Witt also failed to tell clients that he employed a disbarred former lawyer who was also a convicted felon. In some cases, Witt’s actions cost clients their cases or their homes, the complaint said.

Two weeks later, Witt’s car was towed and he was ticketed for driving under the influence after hitting a vehicle while parking his car.

By now Witt’s litany of woes and supposed wrongdoing was starting to sound like a bad country and western song – perhaps fittingly for an attorney from St. Peters, Missouri. And like all C&W morality tales, it was only gonna end one way, readers.

A week after the car bingle bungle, on 22 October, a St.

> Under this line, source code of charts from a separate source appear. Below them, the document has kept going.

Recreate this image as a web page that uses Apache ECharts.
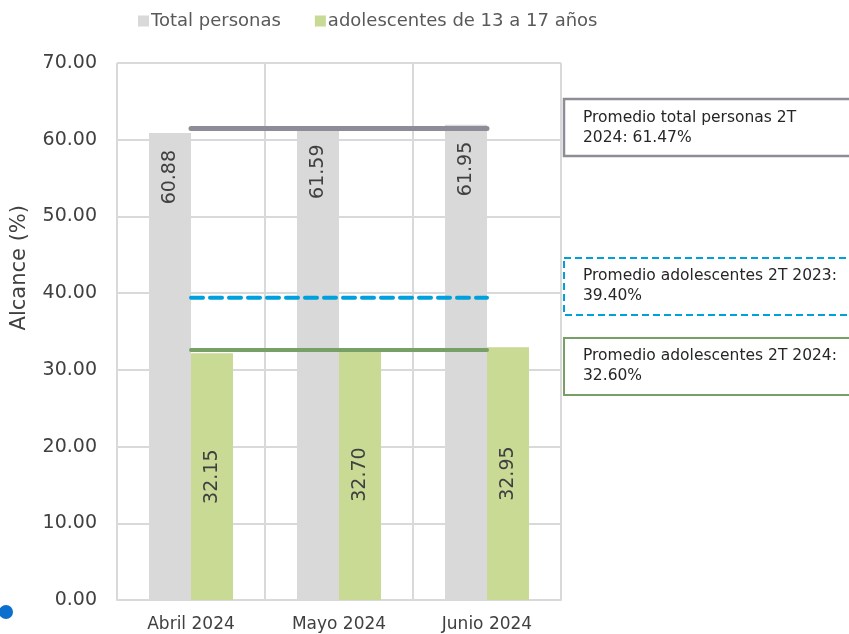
<!DOCTYPE html>
<html>
<head>
<meta charset="utf-8">
<script src="https://cdn.jsdelivr.net/npm/echarts@6/dist/echarts.min.js"></script>
<style>
html,body{margin:0;padding:0;background:#fff;}
#chart{width:849px;height:634px;}
</style>
</head>
<body>
<div id="chart"></div>
<script>
const categories = ["Abril 2024", "Mayo 2024", "Junio 2024"];
const totalPersonas = [60.88, 61.59, 61.95];
const adolescentes = [32.15, 32.70, 32.95];
const promTotal2024 = [61.47, 61.47, 61.47];
const promAdol2023 = [39.40, 39.40, 39.40];
const promAdol2024 = [32.60, 32.60, 32.60];
const yTicks = [0, 10, 20, 30, 40, 50, 60, 70];
const seriesNames = ["Total personas", "adolescentes de 13 a 17 años"];
const notes = ["Promedio total personas 2T\n2024: 61.47%", "Promedio adolescentes 2T 2023:\n39.40%", "Promedio adolescentes 2T 2024:\n32.60%"];

const FONT = "DejaVu Sans";
const chart = echarts.init(document.getElementById('chart'), null, {renderer: 'canvas'});
const option = {
  animation: false,
  textStyle: {fontFamily: FONT},
  legend: {
    data: seriesNames,
    top: 7, left: 133,
    itemWidth: 11, itemHeight: 11, itemGap: 34,
    icon: 'rect',
    textStyle: {fontFamily: FONT, fontSize: 18, color: '#595959', padding: [0,0,0,-3]}
  },
  grid: {left: 117, right: 288, top: 63, bottom: 34, containLabel: false},
  xAxis: {
    type: 'category',
    data: categories,
    axisLine: {show: true, lineStyle: {color: '#D9D9D9', width: 2}},
    axisTick: {show: false},
    splitLine: {show: true, lineStyle: {color: '#D9D9D9', width: 2}},
    axisLabel: {fontFamily: FONT, fontSize: 17, color: '#404040', margin: 16}
  },
  yAxis: {
    type: 'value',
    min: yTicks[0], max: yTicks[yTicks.length-1], interval: 10,
    axisLine: {show: false},
    axisTick: {show: false},
    splitLine: {lineStyle: {color: '#D9D9D9', width: 2}},
    axisLabel: {fontFamily: FONT, fontSize: 19, color: '#404040', margin: 20,
      formatter: v => v.toFixed(2)}
  },
  series: [
    {
      name: seriesNames[0], type: 'bar', data: totalPersonas,
      barWidth: 42, barGap: '0%',
      itemStyle: {color: '#D9D9D9'},
      label: {show: true, position: 'insideTop', rotate: 90, align: 'right', verticalAlign: 'middle',
        distance: 17, fontFamily: FONT, fontSize: 19, color: '#404040', formatter: p => p.value.toFixed(2)}
    },
    {
      name: seriesNames[1], type: 'bar', data: adolescentes,
      barWidth: 42, barGap: '0%',
      itemStyle: {color: '#C9DA95'},
      label: {show: true, position: 'inside', rotate: 90,
        fontFamily: FONT, fontSize: 19, color: '#404040', formatter: p => p.value.toFixed(2)}
    },
    {
      name: 'promTotal', type: 'line', data: promTotal2024, symbol: 'none', z: 5,
      lineStyle: {color: '#8E8C96', width: 5, cap: 'round'}
    },
    {
      name: 'promAdol2023', type: 'line', data: promAdol2023, symbol: 'none', z: 5,
      lineStyle: {color: '#00A0DC', width: 4, type: [12, 7], cap: 'round'}
    },
    {
      name: 'promAdol2024', type: 'line', data: promAdol2024, symbol: 'none', z: 5,
      lineStyle: {color: '#78A066', width: 4, cap: 'round'}
    }
  ],
  graphic: [
    {type: 'text', left: 9, top: 205, rotation: Math.PI/2,
      style: {text: 'Alcance (%)', fontFamily: FONT, fontSize: 21, fill: '#404040'}},
    {type: 'circle', shape: {cx: 6, cy: 612, r: 7}, style: {fill: '#0B6FCE'}},
    {type: 'rect', shape: {x: 564, y: 99, width: 300, height: 57},
      style: {fill: '#fff', stroke: '#8E8C96', lineWidth: 2.5}},
    {type: 'text', x: 583, y: 108,
      style: {text: notes[0], fontFamily: FONT, fontSize: 15.5, lineHeight: 20, fill: '#262626'}},
    {type: 'rect', shape: {x: 564, y: 258, width: 300, height: 57},
      style: {fill: '#fff', stroke: '#00A0DC', lineWidth: 2, lineDash: [7, 4]}},
    {type: 'text', x: 583, y: 266,
      style: {text: notes[1], fontFamily: FONT, fontSize: 15.5, lineHeight: 20, fill: '#262626'}},
    {type: 'rect', shape: {x: 564, y: 338, width: 300, height: 57},
      style: {fill: '#fff', stroke: '#78A066', lineWidth: 2}},
    {type: 'text', x: 583, y: 346,
      style: {text: notes[2], fontFamily: FONT, fontSize: 15.5, lineHeight: 20, fill: '#262626'}}
  ]
};
chart.setOption(option);
</script>
</body>
</html>
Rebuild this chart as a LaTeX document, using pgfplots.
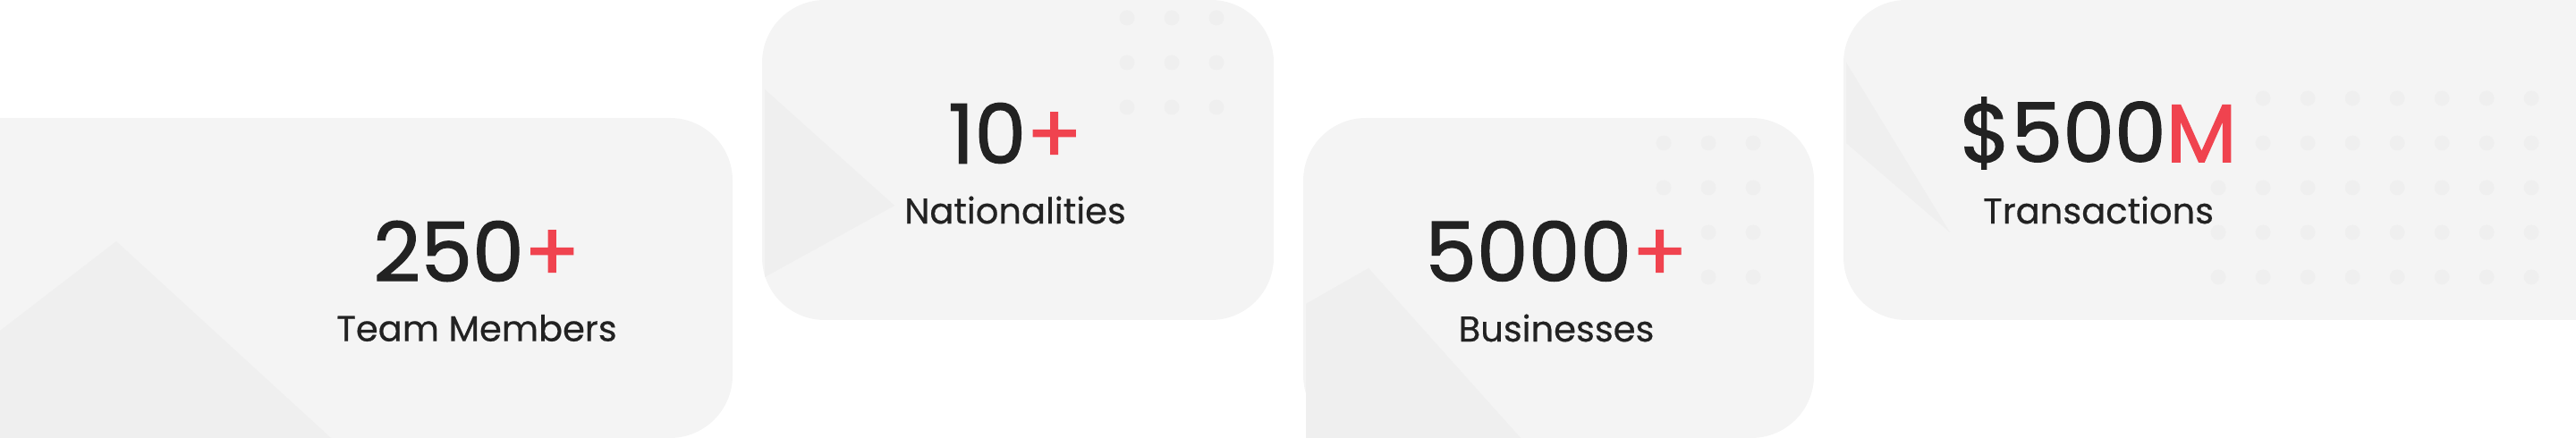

Louis County judge entered a nearly $1 million judgment against Witt and his practice in a malpractice case – although a co-defendant’s lawyer said that Witt wouldn’t be personally responsible for any of the money and basically signed the suit over to his insurance company.

On 24 October, one of Witt’s clients, who hadn’t been able to reach him for a week, showed up at his office in St. Peters to find the lights off, the door unlocked, computers on and files scattered about. She called police twice, once that day and again when Witt missed her court hearing the next day. Police later found Witt at home.

A Witt assistant later posted the following sign at the office, spellin’ an’ all: “Do to things out of my Control this office is Temporally closed For the week.”

Folklaw thinks that, like all Country & Western songs, there is a lesson for all of us in this. Unfortunately, Folklaw has no idea what it is.